** begin **

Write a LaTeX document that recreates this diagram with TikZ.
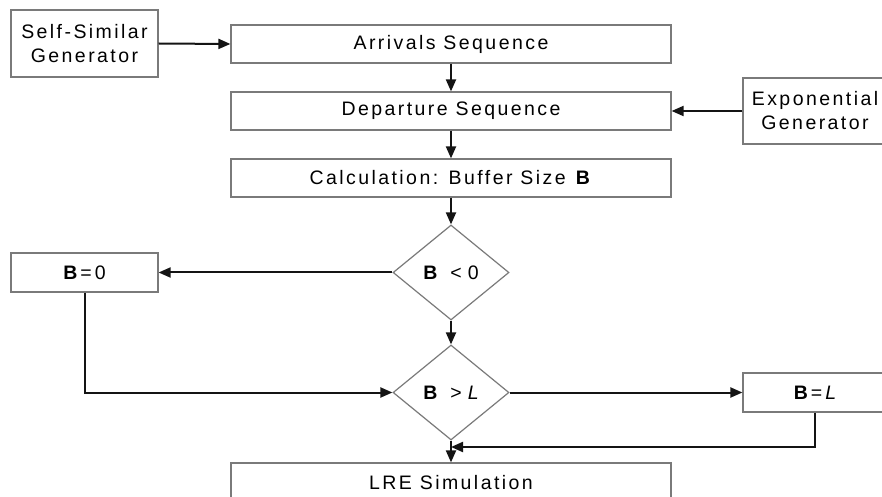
\documentclass[tikz,border=0pt]{standalone}
\usepackage{fontspec}
\setmainfont{Liberation Sans}[LetterSpace=12.5]
\newfontfamily\plainsans{Liberation Sans}
\usetikzlibrary{shapes.geometric,arrows.meta}
\definecolor{boxgray}{HTML}{7A7A7A}
\tikzset{
  base/.style={draw=boxgray,line width=1.2bp,inner sep=0pt,align=center,
    font=\fontsize{19.5bp}{24bp}\selectfont,text=black},
  box/.style={base,rectangle,minimum height=38bp},
  dia/.style={base,diamond,minimum width=116bp,minimum height=95bp},
  conn/.style={draw=black!92,line width=2bp,-{Triangle[length=12bp,width=10bp]}}
}
\newcommand{\relsep}[3]{{\plainsans\textbf{B}\kern#1bp #2\kern#3bp}}
\begin{document}
\begin{tikzpicture}[x=1bp,y=-1bp]
\clip (0,0) rectangle (882,497);
\fill[white] (0,0) rectangle (882,497);
\node[box,minimum width=147bp,minimum height=67bp] (ss) at (84.5,43.5) {Self-Similar\\Generator};
\node[box,minimum width=440bp] (arr) at (451,44) {Arrivals Sequence};
\node[box,minimum width=440bp] (dep) at (451,111) {Departure Sequence};
\node[box,minimum width=440bp] (calc) at (451,178) {Calculation: Buffer Size \textbf{B}};
\node[box,minimum width=144bp,minimum height=66bp] (exp) at (815,111) {Exponential\\Generator};
\node[dia] (d1) at (451,272.5) {\relsep{13}{<}{6}{\plainsans 0}};
\node[box,minimum width=147bp,minimum height=39bp] (b0) at (84.5,272.5) {\relsep{3}{=}{3}{\plainsans 0}};
\node[dia] (d2) at (451,392.5) {\relsep{13}{>}{6}{\plainsans\itshape L}};
\node[box,minimum width=144bp,minimum height=39bp] (bl) at (815,392.5) {\relsep{3}{=}{3}{\plainsans\itshape L}};
\node[box,minimum width=440bp,minimum height=40bp] (lre) at (451,483) {LRE Simulation};
\coordinate (fb) at (451,447);
\draw[conn] (ss.east) -- (arr.west);
\draw[conn] (arr.south) -- (dep.north);
\draw[conn] (dep.south) -- (calc.north);
\draw[conn] (exp.west) -- (dep.east);
\draw[conn] (calc.south) -- (d1.north);
\draw[conn] (d1.west) -- (b0.east);
\draw[conn] (d1.south) -- (d2.north);
\draw[conn] (b0.south) |- (d2.west);
\draw[conn] (d2.east) -- (bl.west);
\draw[conn] (d2.south) -- (lre.north);
\draw[conn] (bl.south) |- (fb);
\end{tikzpicture}
\end{document}
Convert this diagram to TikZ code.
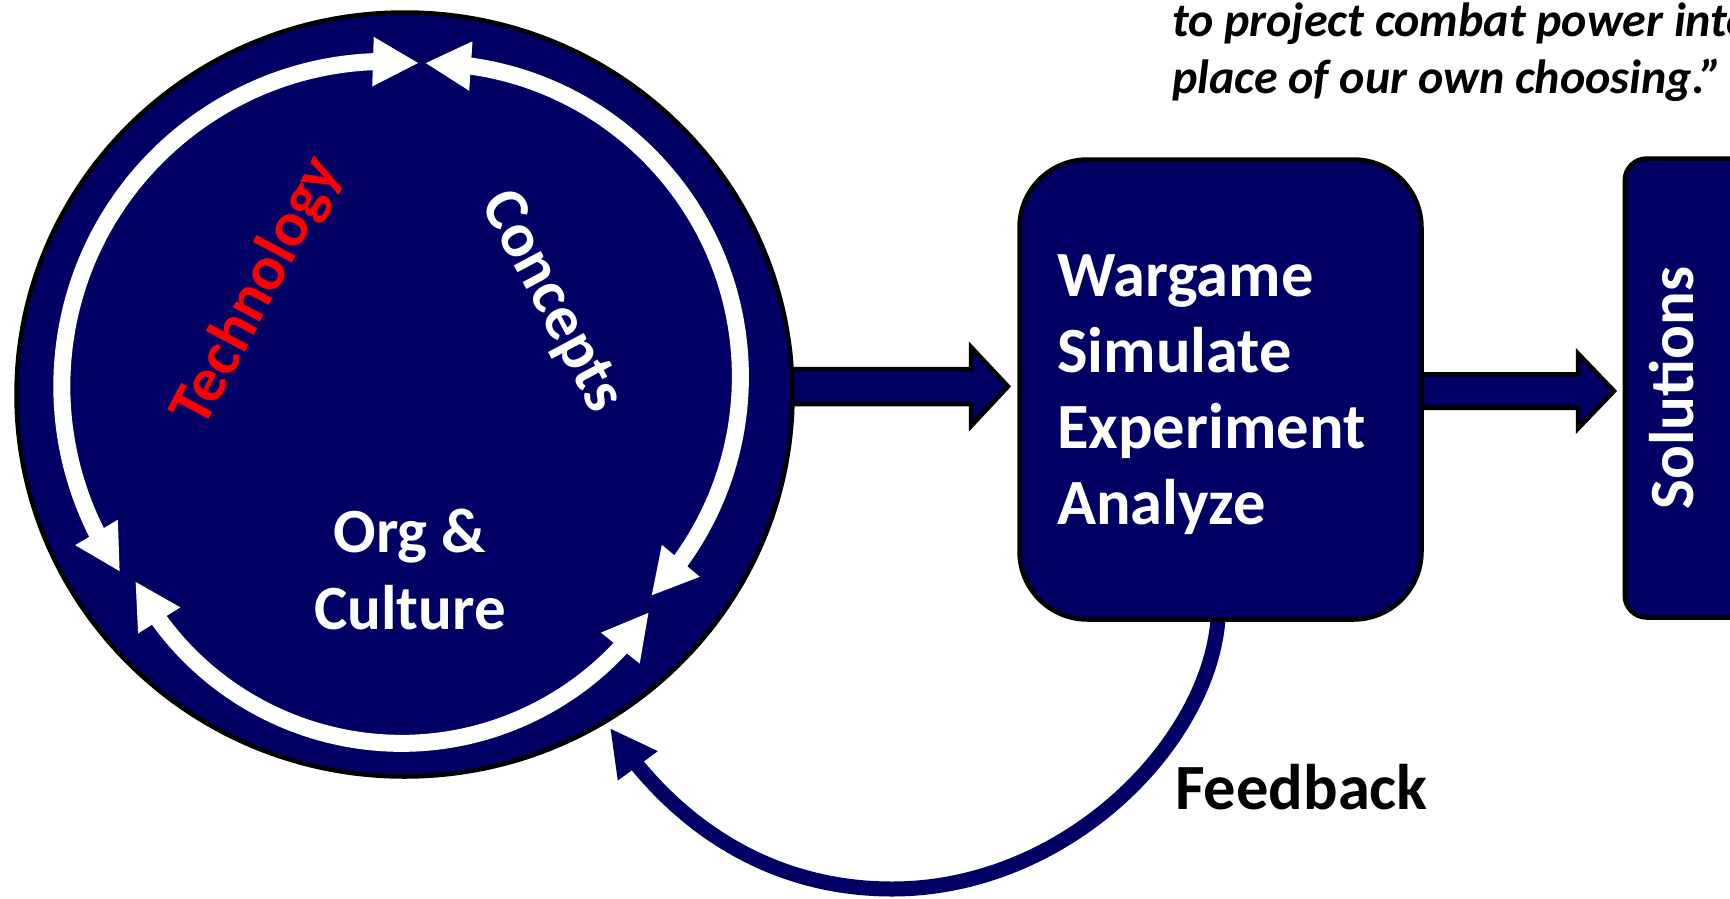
\documentclass[tikz,border=0pt]{standalone}
\usepackage{fontspec}
\setmainfont{Carlito}
\usetikzlibrary{arrows.meta,bending,shapes.geometric,calc}
\definecolor{navy}{RGB}{0,0,100}
\begin{document}
\begin{tikzpicture}[x=1pt,y=-1pt,
  navyfill/.style={fill=navy,draw=black,line width=4.5pt,line join=miter},
  whitearc/.style={draw=white,line width=17pt,
     {Triangle[length=46pt 0 0,width=46pt 0 0]}-{Triangle[length=46pt 0 0,width=46pt 0 0]}},
  lbl/.style={font=\bfseries\fontsize{63}{76}\selectfont,text=white,inner sep=0pt},
  boxlbl/.style={font=\bfseries\fontsize{64.5}{76}\selectfont,text=white,inner sep=0pt,anchor=base west},
  quote/.style={font=\bfseries\itshape\fontsize{48}{57}\selectfont,text=black,inner sep=0pt,anchor=base west},
]
\useasboundingbox (0,0) rectangle (1730,898);
\fill[white] (0,0) rectangle (1730,898);
\clip (0,0) rectangle (1730,898);

% block arrows (drawn first, partly hidden by the shapes)
\coordinate (a1) at (760,386.5);
\draw[navyfill] (a1) ++(0,-17.5) -- ++(211,0) -- ++(0,-22) -- ++(37,39.5) -- ++(-37,39.5) -- ++(0,-22) -- ++(-211,0) -- cycle;
\coordinate (a2) at (1400,391);
\draw[navyfill] (a2) ++(0,-16.75) -- ++(178,0) -- ++(0,-20.75) -- ++(36,37.5) -- ++(-36,37.5) -- ++(0,-20.75) -- ++(-178,0) -- cycle;

% feedback connector
\coordinate (fbend) at (610,728);
\coordinate (fbstart) at (1218,619.5);
\draw[navy,line width=15pt,-{Triangle[length=47pt 0 0,width=46pt 0 0]}]
  (fbstart) .. controls (1208,745) and (1065,889) .. (892,889)
            .. controls (765,889) and (670,820) .. (fbend);

% main shapes
\node[ellipse,navyfill,minimum width=776pt,minimum height=764pt,inner sep=0pt] (circ) at (404.5,394.5) {};
\node[rectangle,rounded corners=68pt,navyfill,minimum width=402pt,minimum height=460pt,inner sep=0pt] (box) at (1220.5,389.5) {};
\node[rectangle,rounded corners=22pt,navyfill,minimum width=200pt,minimum height=459pt,inner sep=0pt,anchor=west] (sol) at (1622.5,388) {};

% white cycle arrows
\draw[whitearc] ([shift={(386.7,386.3)}]-84.3:324.9) arc[start angle=-84.3,end angle=-214.85,radius=324.9];
\draw[whitearc] ([shift={(426.6,376.8)}]-90.3:313.8) arc[start angle=-90.3,end angle=44.3,radius=313.8];
\draw[whitearc] ([shift={(401.3,443.8)}]152.7:299.5) arc[start angle=152.7,end angle=34.2,radius=299.5];

% texts in circle
\node[lbl,text=red,rotate=62] (tech) at (258,292) {Technology};
\node[lbl,rotate=-62] (conc) at (551,302) {Concepts};
\node[lbl,anchor=base] (org1) at (410,552) {Org \&};
\node[lbl,anchor=base] (org2) at (410,629) {Culture};

% texts in box
\node[boxlbl] (w1) at (1057,296) {Wargame};
\node[boxlbl] (w2) at (1057,372) {Simulate};
\node[boxlbl] (w3) at (1057,448) {Experiment};
\node[boxlbl] (w4) at (1057,524) {Analyze};

\node[lbl,rotate=90] (soltxt) at (1672,388) {Solutions};

\node[boxlbl,text=black] (fbtxt) at (1175,809) {Feedback};

% quote
\node[quote] (q1) at (1172,36) {to project combat power into};
\node[quote] (q2) at (1172,93) {place of our own choosing.”};
\end{tikzpicture}
\end{document}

** end **

What this task involves
Leave images out of the retyped records; keep all else exact.

Response to the exercise
Write a LaTeX document that recreates this diagram with TikZ.
\documentclass[tikz,border=0pt]{standalone}
\usepackage{fontspec}
\setmainfont{Liberation Sans}[LetterSpace=12.5]
\newfontfamily\plainsans{Liberation Sans}
\usetikzlibrary{shapes.geometric,arrows.meta}
\definecolor{boxgray}{HTML}{7A7A7A}
\tikzset{
  base/.style={draw=boxgray,line width=1.2bp,inner sep=0pt,align=center,
    font=\fontsize{19.5bp}{24bp}\selectfont,text=black},
  box/.style={base,rectangle,minimum height=38bp},
  dia/.style={base,diamond,minimum width=116bp,minimum height=95bp},
  conn/.style={draw=black!92,line width=2bp,-{Triangle[length=12bp,width=10bp]}}
}
\newcommand{\relsep}[3]{{\plainsans\textbf{B}\kern#1bp #2\kern#3bp}}
\begin{document}
\begin{tikzpicture}[x=1bp,y=-1bp]
\clip (0,0) rectangle (882,497);
\fill[white] (0,0) rectangle (882,497);
\node[box,minimum width=147bp,minimum height=67bp] (ss) at (84.5,43.5) {Self-Similar\\Generator};
\node[box,minimum width=440bp] (arr) at (451,44) {Arrivals Sequence};
\node[box,minimum width=440bp] (dep) at (451,111) {Departure Sequence};
\node[box,minimum width=440bp] (calc) at (451,178) {Calculation: Buffer Size \textbf{B}};
\node[box,minimum width=144bp,minimum height=66bp] (exp) at (815,111) {Exponential\\Generator};
\node[dia] (d1) at (451,272.5) {\relsep{13}{<}{6}{\plainsans 0}};
\node[box,minimum width=147bp,minimum height=39bp] (b0) at (84.5,272.5) {\relsep{3}{=}{3}{\plainsans 0}};
\node[dia] (d2) at (451,392.5) {\relsep{13}{>}{6}{\plainsans\itshape L}};
\node[box,minimum width=144bp,minimum height=39bp] (bl) at (815,392.5) {\relsep{3}{=}{3}{\plainsans\itshape L}};
\node[box,minimum width=440bp,minimum height=40bp] (lre) at (451,483) {LRE Simulation};
\coordinate (fb) at (451,447);
\draw[conn] (ss.east) -- (arr.west);
\draw[conn] (arr.south) -- (dep.north);
\draw[conn] (dep.south) -- (calc.north);
\draw[conn] (exp.west) -- (dep.east);
\draw[conn] (calc.south) -- (d1.north);
\draw[conn] (d1.west) -- (b0.east);
\draw[conn] (d1.south) -- (d2.north);
\draw[conn] (b0.south) |- (d2.west);
\draw[conn] (d2.east) -- (bl.west);
\draw[conn] (d2.south) -- (lre.north);
\draw[conn] (bl.south) |- (fb);
\end{tikzpicture}
\end{document}
Convert this diagram to TikZ code.
\documentclass[tikz,border=0pt]{standalone}
\usepackage{fontspec}
\setmainfont{Carlito}
\usetikzlibrary{arrows.meta,bending,shapes.geometric,calc}
\definecolor{navy}{RGB}{0,0,100}
\begin{document}
\begin{tikzpicture}[x=1pt,y=-1pt,
  navyfill/.style={fill=navy,draw=black,line width=4.5pt,line join=miter},
  whitearc/.style={draw=white,line width=17pt,
     {Triangle[length=46pt 0 0,width=46pt 0 0]}-{Triangle[length=46pt 0 0,width=46pt 0 0]}},
  lbl/.style={font=\bfseries\fontsize{63}{76}\selectfont,text=white,inner sep=0pt},
  boxlbl/.style={font=\bfseries\fontsize{64.5}{76}\selectfont,text=white,inner sep=0pt,anchor=base west},
  quote/.style={font=\bfseries\itshape\fontsize{48}{57}\selectfont,text=black,inner sep=0pt,anchor=base west},
]
\useasboundingbox (0,0) rectangle (1730,898);
\fill[white] (0,0) rectangle (1730,898);
\clip (0,0) rectangle (1730,898);

% block arrows (drawn first, partly hidden by the shapes)
\coordinate (a1) at (760,386.5);
\draw[navyfill] (a1) ++(0,-17.5) -- ++(211,0) -- ++(0,-22) -- ++(37,39.5) -- ++(-37,39.5) -- ++(0,-22) -- ++(-211,0) -- cycle;
\coordinate (a2) at (1400,391);
\draw[navyfill] (a2) ++(0,-16.75) -- ++(178,0) -- ++(0,-20.75) -- ++(36,37.5) -- ++(-36,37.5) -- ++(0,-20.75) -- ++(-178,0) -- cycle;

% feedback connector
\coordinate (fbend) at (610,728);
\coordinate (fbstart) at (1218,619.5);
\draw[navy,line width=15pt,-{Triangle[length=47pt 0 0,width=46pt 0 0]}]
  (fbstart) .. controls (1208,745) and (1065,889) .. (892,889)
            .. controls (765,889) and (670,820) .. (fbend);

% main shapes
\node[ellipse,navyfill,minimum width=776pt,minimum height=764pt,inner sep=0pt] (circ) at (404.5,394.5) {};
\node[rectangle,rounded corners=68pt,navyfill,minimum width=402pt,minimum height=460pt,inner sep=0pt] (box) at (1220.5,389.5) {};
\node[rectangle,rounded corners=22pt,navyfill,minimum width=200pt,minimum height=459pt,inner sep=0pt,anchor=west] (sol) at (1622.5,388) {};

% white cycle arrows
\draw[whitearc] ([shift={(386.7,386.3)}]-84.3:324.9) arc[start angle=-84.3,end angle=-214.85,radius=324.9];
\draw[whitearc] ([shift={(426.6,376.8)}]-90.3:313.8) arc[start angle=-90.3,end angle=44.3,radius=313.8];
\draw[whitearc] ([shift={(401.3,443.8)}]152.7:299.5) arc[start angle=152.7,end angle=34.2,radius=299.5];

% texts in circle
\node[lbl,text=red,rotate=62] (tech) at (258,292) {Technology};
\node[lbl,rotate=-62] (conc) at (551,302) {Concepts};
\node[lbl,anchor=base] (org1) at (410,552) {Org \&};
\node[lbl,anchor=base] (org2) at (410,629) {Culture};

% texts in box
\node[boxlbl] (w1) at (1057,296) {Wargame};
\node[boxlbl] (w2) at (1057,372) {Simulate};
\node[boxlbl] (w3) at (1057,448) {Experiment};
\node[boxlbl] (w4) at (1057,524) {Analyze};

\node[lbl,rotate=90] (soltxt) at (1672,388) {Solutions};

\node[boxlbl,text=black] (fbtxt) at (1175,809) {Feedback};

% quote
\node[quote] (q1) at (1172,36) {to project combat power into};
\node[quote] (q2) at (1172,93) {place of our own choosing.”};
\end{tikzpicture}
\end{document}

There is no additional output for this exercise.